Бессмысленный сидоринский процесс возник следующим образом.
Журналист Б. Ратимов, оскорбленный отношением к нему донских властей и озабоченный падением тиража своей газеты, отправился искать по Крыму управы на донских самостийников и «изменников». В Симферополе он побывал у ген. Кутепова, представил будущему «Инжир Паше» первые номера «Донского Вестника», передал ему свою беседу с донскими генералами, умолчав лишь о своей просьбе субсидировать его, и сообщил все сплетни, какие ходили в Евпатории по поводу «измены» в донском штабе.
Там ругают на чем свет стоит ген. Деникина… Вас называют главой преторьянского корпуса… Хотят мириться с большевиками.
Кутепов, который в это время украшал симферопольские улицы трупами повешенных рабочих, пришел в ужас.

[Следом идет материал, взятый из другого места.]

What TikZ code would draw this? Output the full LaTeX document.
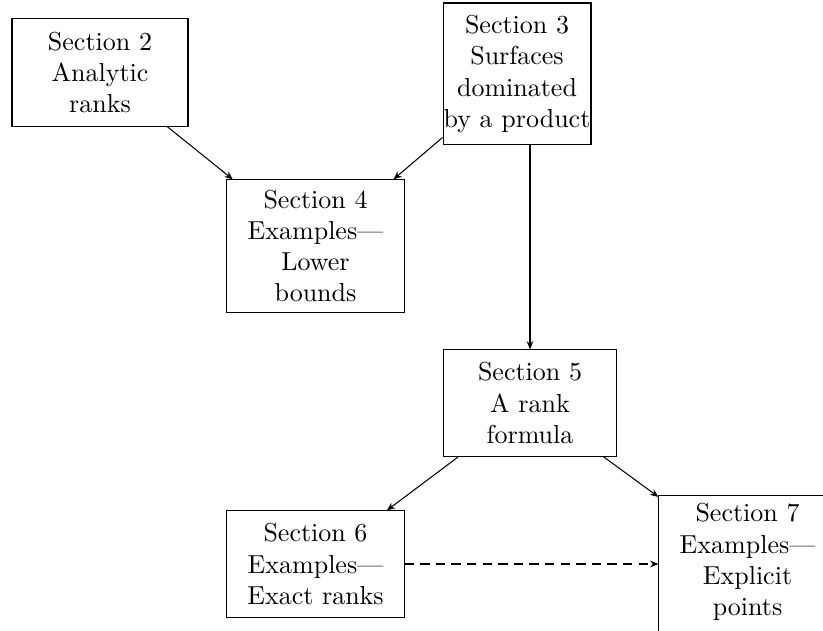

Главарями измены, — продолжал Ратимов, сообщая слухи, почерпнутые в кофейнях, а может быть, и вымышленные им самим для усиления впечатления, называют штабную группу в 12 человек, во главе с Сидориным. У них есть тайные сношения с донской бригадой ген. Морозова, которая уже полгода работает у Слащева на Перекопе. Назначен день, когда Морозов пропустит советскую армию через свой фронт в Крым.